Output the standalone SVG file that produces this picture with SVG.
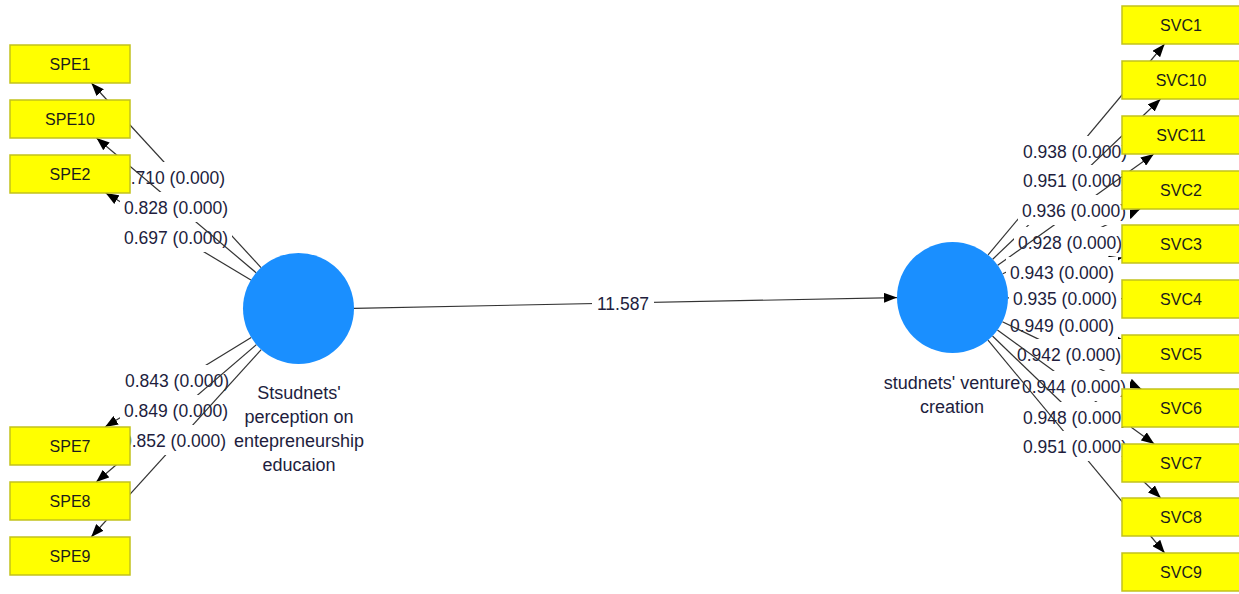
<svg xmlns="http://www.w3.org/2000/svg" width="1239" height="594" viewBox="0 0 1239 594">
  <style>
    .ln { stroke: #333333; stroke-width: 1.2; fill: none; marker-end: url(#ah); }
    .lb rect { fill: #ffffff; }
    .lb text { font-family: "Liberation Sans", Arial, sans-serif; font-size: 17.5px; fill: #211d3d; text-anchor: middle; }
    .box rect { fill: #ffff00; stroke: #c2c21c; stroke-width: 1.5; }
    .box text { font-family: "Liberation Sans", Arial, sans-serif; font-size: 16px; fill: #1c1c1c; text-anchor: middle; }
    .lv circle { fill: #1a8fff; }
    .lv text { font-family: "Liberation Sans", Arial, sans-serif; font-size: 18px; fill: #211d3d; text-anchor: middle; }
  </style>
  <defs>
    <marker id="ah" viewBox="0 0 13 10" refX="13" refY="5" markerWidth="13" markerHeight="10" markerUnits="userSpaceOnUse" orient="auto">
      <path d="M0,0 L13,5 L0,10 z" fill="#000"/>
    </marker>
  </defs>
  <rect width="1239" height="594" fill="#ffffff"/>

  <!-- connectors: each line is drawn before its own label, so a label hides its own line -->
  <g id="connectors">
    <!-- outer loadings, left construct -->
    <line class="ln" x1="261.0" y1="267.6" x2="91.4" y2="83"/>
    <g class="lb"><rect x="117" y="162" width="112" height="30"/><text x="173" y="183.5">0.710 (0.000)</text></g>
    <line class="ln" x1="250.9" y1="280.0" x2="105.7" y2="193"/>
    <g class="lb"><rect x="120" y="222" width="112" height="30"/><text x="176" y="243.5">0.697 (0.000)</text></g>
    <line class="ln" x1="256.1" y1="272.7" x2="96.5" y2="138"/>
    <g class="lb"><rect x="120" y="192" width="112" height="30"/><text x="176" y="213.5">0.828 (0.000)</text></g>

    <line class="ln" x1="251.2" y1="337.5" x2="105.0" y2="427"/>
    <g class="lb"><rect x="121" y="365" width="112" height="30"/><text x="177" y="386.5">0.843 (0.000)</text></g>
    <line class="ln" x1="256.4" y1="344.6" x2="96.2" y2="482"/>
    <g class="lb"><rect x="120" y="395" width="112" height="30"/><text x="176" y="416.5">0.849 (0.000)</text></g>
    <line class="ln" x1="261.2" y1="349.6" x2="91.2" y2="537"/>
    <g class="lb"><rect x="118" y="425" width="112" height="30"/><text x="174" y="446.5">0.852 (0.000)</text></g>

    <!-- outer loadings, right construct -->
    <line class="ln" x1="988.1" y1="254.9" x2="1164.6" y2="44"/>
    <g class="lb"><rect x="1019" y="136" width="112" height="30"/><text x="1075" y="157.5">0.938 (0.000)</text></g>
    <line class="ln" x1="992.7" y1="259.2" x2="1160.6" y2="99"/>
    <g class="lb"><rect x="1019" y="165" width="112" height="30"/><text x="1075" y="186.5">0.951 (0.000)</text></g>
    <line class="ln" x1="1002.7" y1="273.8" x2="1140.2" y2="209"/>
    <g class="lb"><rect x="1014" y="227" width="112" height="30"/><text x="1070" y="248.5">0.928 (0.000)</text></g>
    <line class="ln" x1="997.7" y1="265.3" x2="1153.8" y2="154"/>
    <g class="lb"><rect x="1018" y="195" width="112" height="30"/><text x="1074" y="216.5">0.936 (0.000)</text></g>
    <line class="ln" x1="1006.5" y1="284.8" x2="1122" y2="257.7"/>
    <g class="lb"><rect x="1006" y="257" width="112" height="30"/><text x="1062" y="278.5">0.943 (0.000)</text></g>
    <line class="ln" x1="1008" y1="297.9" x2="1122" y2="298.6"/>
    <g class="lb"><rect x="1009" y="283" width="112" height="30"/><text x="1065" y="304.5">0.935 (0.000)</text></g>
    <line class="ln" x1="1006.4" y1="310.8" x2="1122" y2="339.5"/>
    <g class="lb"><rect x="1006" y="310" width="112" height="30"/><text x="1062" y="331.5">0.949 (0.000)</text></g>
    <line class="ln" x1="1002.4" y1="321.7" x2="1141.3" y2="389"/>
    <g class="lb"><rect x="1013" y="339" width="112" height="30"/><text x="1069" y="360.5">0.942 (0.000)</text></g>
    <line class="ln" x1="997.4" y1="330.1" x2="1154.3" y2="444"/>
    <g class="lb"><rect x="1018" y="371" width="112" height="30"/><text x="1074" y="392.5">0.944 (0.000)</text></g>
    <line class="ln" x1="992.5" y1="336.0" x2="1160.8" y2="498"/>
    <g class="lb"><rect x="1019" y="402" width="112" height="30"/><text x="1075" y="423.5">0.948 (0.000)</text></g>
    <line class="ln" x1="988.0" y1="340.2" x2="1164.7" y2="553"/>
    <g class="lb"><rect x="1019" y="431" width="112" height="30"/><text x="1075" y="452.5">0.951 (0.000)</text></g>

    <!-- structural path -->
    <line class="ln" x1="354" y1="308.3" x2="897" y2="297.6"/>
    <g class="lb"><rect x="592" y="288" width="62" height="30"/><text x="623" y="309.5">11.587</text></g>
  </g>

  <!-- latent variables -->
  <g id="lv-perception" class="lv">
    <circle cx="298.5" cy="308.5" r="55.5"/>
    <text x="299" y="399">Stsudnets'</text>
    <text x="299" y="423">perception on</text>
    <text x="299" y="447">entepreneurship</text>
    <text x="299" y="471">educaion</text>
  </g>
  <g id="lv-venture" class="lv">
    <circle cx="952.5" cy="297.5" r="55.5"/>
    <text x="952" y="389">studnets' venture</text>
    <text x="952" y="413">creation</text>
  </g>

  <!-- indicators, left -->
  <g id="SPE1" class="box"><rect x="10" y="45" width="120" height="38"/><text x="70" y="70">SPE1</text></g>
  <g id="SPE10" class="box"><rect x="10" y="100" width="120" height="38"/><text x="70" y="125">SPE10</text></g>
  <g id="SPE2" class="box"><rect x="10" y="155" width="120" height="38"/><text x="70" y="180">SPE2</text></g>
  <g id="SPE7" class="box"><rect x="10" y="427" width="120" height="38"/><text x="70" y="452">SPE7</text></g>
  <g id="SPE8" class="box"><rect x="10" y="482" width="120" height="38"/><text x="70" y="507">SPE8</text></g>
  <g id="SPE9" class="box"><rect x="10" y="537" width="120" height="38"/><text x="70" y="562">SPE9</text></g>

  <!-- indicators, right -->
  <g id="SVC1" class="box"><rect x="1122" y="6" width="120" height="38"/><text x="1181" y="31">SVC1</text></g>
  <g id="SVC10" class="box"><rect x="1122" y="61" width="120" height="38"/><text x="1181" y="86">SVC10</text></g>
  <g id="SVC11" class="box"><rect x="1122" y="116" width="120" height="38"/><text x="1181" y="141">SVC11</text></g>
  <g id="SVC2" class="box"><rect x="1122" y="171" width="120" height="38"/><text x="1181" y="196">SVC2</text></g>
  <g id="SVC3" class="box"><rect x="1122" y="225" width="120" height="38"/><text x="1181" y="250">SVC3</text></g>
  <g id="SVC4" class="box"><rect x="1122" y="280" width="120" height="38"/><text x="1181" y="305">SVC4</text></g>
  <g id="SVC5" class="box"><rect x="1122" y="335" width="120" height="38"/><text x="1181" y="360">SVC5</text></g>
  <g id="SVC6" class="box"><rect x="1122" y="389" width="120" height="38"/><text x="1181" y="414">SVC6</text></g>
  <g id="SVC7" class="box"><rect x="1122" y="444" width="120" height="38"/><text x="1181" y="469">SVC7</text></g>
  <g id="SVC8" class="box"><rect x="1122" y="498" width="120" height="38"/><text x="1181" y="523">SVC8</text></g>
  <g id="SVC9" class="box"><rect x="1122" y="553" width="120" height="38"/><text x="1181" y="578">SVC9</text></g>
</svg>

=======

## Task requirements
Using the data above, write out every line exactly, leaving the images behind.

## Solution below
Output the standalone SVG file that produces this picture with SVG.
<svg xmlns="http://www.w3.org/2000/svg" width="1239" height="594" viewBox="0 0 1239 594">
  <style>
    .ln { stroke: #333333; stroke-width: 1.2; fill: none; marker-end: url(#ah); }
    .lb rect { fill: #ffffff; }
    .lb text { font-family: "Liberation Sans", Arial, sans-serif; font-size: 17.5px; fill: #211d3d; text-anchor: middle; }
    .box rect { fill: #ffff00; stroke: #c2c21c; stroke-width: 1.5; }
    .box text { font-family: "Liberation Sans", Arial, sans-serif; font-size: 16px; fill: #1c1c1c; text-anchor: middle; }
    .lv circle { fill: #1a8fff; }
    .lv text { font-family: "Liberation Sans", Arial, sans-serif; font-size: 18px; fill: #211d3d; text-anchor: middle; }
  </style>
  <defs>
    <marker id="ah" viewBox="0 0 13 10" refX="13" refY="5" markerWidth="13" markerHeight="10" markerUnits="userSpaceOnUse" orient="auto">
      <path d="M0,0 L13,5 L0,10 z" fill="#000"/>
    </marker>
  </defs>
  <rect width="1239" height="594" fill="#ffffff"/>

  <!-- connectors: each line is drawn before its own label, so a label hides its own line -->
  <g id="connectors">
    <!-- outer loadings, left construct -->
    <line class="ln" x1="261.0" y1="267.6" x2="91.4" y2="83"/>
    <g class="lb"><rect x="117" y="162" width="112" height="30"/><text x="173" y="183.5">0.710 (0.000)</text></g>
    <line class="ln" x1="250.9" y1="280.0" x2="105.7" y2="193"/>
    <g class="lb"><rect x="120" y="222" width="112" height="30"/><text x="176" y="243.5">0.697 (0.000)</text></g>
    <line class="ln" x1="256.1" y1="272.7" x2="96.5" y2="138"/>
    <g class="lb"><rect x="120" y="192" width="112" height="30"/><text x="176" y="213.5">0.828 (0.000)</text></g>

    <line class="ln" x1="251.2" y1="337.5" x2="105.0" y2="427"/>
    <g class="lb"><rect x="121" y="365" width="112" height="30"/><text x="177" y="386.5">0.843 (0.000)</text></g>
    <line class="ln" x1="256.4" y1="344.6" x2="96.2" y2="482"/>
    <g class="lb"><rect x="120" y="395" width="112" height="30"/><text x="176" y="416.5">0.849 (0.000)</text></g>
    <line class="ln" x1="261.2" y1="349.6" x2="91.2" y2="537"/>
    <g class="lb"><rect x="118" y="425" width="112" height="30"/><text x="174" y="446.5">0.852 (0.000)</text></g>

    <!-- outer loadings, right construct -->
    <line class="ln" x1="988.1" y1="254.9" x2="1164.6" y2="44"/>
    <g class="lb"><rect x="1019" y="136" width="112" height="30"/><text x="1075" y="157.5">0.938 (0.000)</text></g>
    <line class="ln" x1="992.7" y1="259.2" x2="1160.6" y2="99"/>
    <g class="lb"><rect x="1019" y="165" width="112" height="30"/><text x="1075" y="186.5">0.951 (0.000)</text></g>
    <line class="ln" x1="1002.7" y1="273.8" x2="1140.2" y2="209"/>
    <g class="lb"><rect x="1014" y="227" width="112" height="30"/><text x="1070" y="248.5">0.928 (0.000)</text></g>
    <line class="ln" x1="997.7" y1="265.3" x2="1153.8" y2="154"/>
    <g class="lb"><rect x="1018" y="195" width="112" height="30"/><text x="1074" y="216.5">0.936 (0.000)</text></g>
    <line class="ln" x1="1006.5" y1="284.8" x2="1122" y2="257.7"/>
    <g class="lb"><rect x="1006" y="257" width="112" height="30"/><text x="1062" y="278.5">0.943 (0.000)</text></g>
    <line class="ln" x1="1008" y1="297.9" x2="1122" y2="298.6"/>
    <g class="lb"><rect x="1009" y="283" width="112" height="30"/><text x="1065" y="304.5">0.935 (0.000)</text></g>
    <line class="ln" x1="1006.4" y1="310.8" x2="1122" y2="339.5"/>
    <g class="lb"><rect x="1006" y="310" width="112" height="30"/><text x="1062" y="331.5">0.949 (0.000)</text></g>
    <line class="ln" x1="1002.4" y1="321.7" x2="1141.3" y2="389"/>
    <g class="lb"><rect x="1013" y="339" width="112" height="30"/><text x="1069" y="360.5">0.942 (0.000)</text></g>
    <line class="ln" x1="997.4" y1="330.1" x2="1154.3" y2="444"/>
    <g class="lb"><rect x="1018" y="371" width="112" height="30"/><text x="1074" y="392.5">0.944 (0.000)</text></g>
    <line class="ln" x1="992.5" y1="336.0" x2="1160.8" y2="498"/>
    <g class="lb"><rect x="1019" y="402" width="112" height="30"/><text x="1075" y="423.5">0.948 (0.000)</text></g>
    <line class="ln" x1="988.0" y1="340.2" x2="1164.7" y2="553"/>
    <g class="lb"><rect x="1019" y="431" width="112" height="30"/><text x="1075" y="452.5">0.951 (0.000)</text></g>

    <!-- structural path -->
    <line class="ln" x1="354" y1="308.3" x2="897" y2="297.6"/>
    <g class="lb"><rect x="592" y="288" width="62" height="30"/><text x="623" y="309.5">11.587</text></g>
  </g>

  <!-- latent variables -->
  <g id="lv-perception" class="lv">
    <circle cx="298.5" cy="308.5" r="55.5"/>
    <text x="299" y="399">Stsudnets'</text>
    <text x="299" y="423">perception on</text>
    <text x="299" y="447">entepreneurship</text>
    <text x="299" y="471">educaion</text>
  </g>
  <g id="lv-venture" class="lv">
    <circle cx="952.5" cy="297.5" r="55.5"/>
    <text x="952" y="389">studnets' venture</text>
    <text x="952" y="413">creation</text>
  </g>

  <!-- indicators, left -->
  <g id="SPE1" class="box"><rect x="10" y="45" width="120" height="38"/><text x="70" y="70">SPE1</text></g>
  <g id="SPE10" class="box"><rect x="10" y="100" width="120" height="38"/><text x="70" y="125">SPE10</text></g>
  <g id="SPE2" class="box"><rect x="10" y="155" width="120" height="38"/><text x="70" y="180">SPE2</text></g>
  <g id="SPE7" class="box"><rect x="10" y="427" width="120" height="38"/><text x="70" y="452">SPE7</text></g>
  <g id="SPE8" class="box"><rect x="10" y="482" width="120" height="38"/><text x="70" y="507">SPE8</text></g>
  <g id="SPE9" class="box"><rect x="10" y="537" width="120" height="38"/><text x="70" y="562">SPE9</text></g>

  <!-- indicators, right -->
  <g id="SVC1" class="box"><rect x="1122" y="6" width="120" height="38"/><text x="1181" y="31">SVC1</text></g>
  <g id="SVC10" class="box"><rect x="1122" y="61" width="120" height="38"/><text x="1181" y="86">SVC10</text></g>
  <g id="SVC11" class="box"><rect x="1122" y="116" width="120" height="38"/><text x="1181" y="141">SVC11</text></g>
  <g id="SVC2" class="box"><rect x="1122" y="171" width="120" height="38"/><text x="1181" y="196">SVC2</text></g>
  <g id="SVC3" class="box"><rect x="1122" y="225" width="120" height="38"/><text x="1181" y="250">SVC3</text></g>
  <g id="SVC4" class="box"><rect x="1122" y="280" width="120" height="38"/><text x="1181" y="305">SVC4</text></g>
  <g id="SVC5" class="box"><rect x="1122" y="335" width="120" height="38"/><text x="1181" y="360">SVC5</text></g>
  <g id="SVC6" class="box"><rect x="1122" y="389" width="120" height="38"/><text x="1181" y="414">SVC6</text></g>
  <g id="SVC7" class="box"><rect x="1122" y="444" width="120" height="38"/><text x="1181" y="469">SVC7</text></g>
  <g id="SVC8" class="box"><rect x="1122" y="498" width="120" height="38"/><text x="1181" y="523">SVC8</text></g>
  <g id="SVC9" class="box"><rect x="1122" y="553" width="120" height="38"/><text x="1181" y="578">SVC9</text></g>
</svg>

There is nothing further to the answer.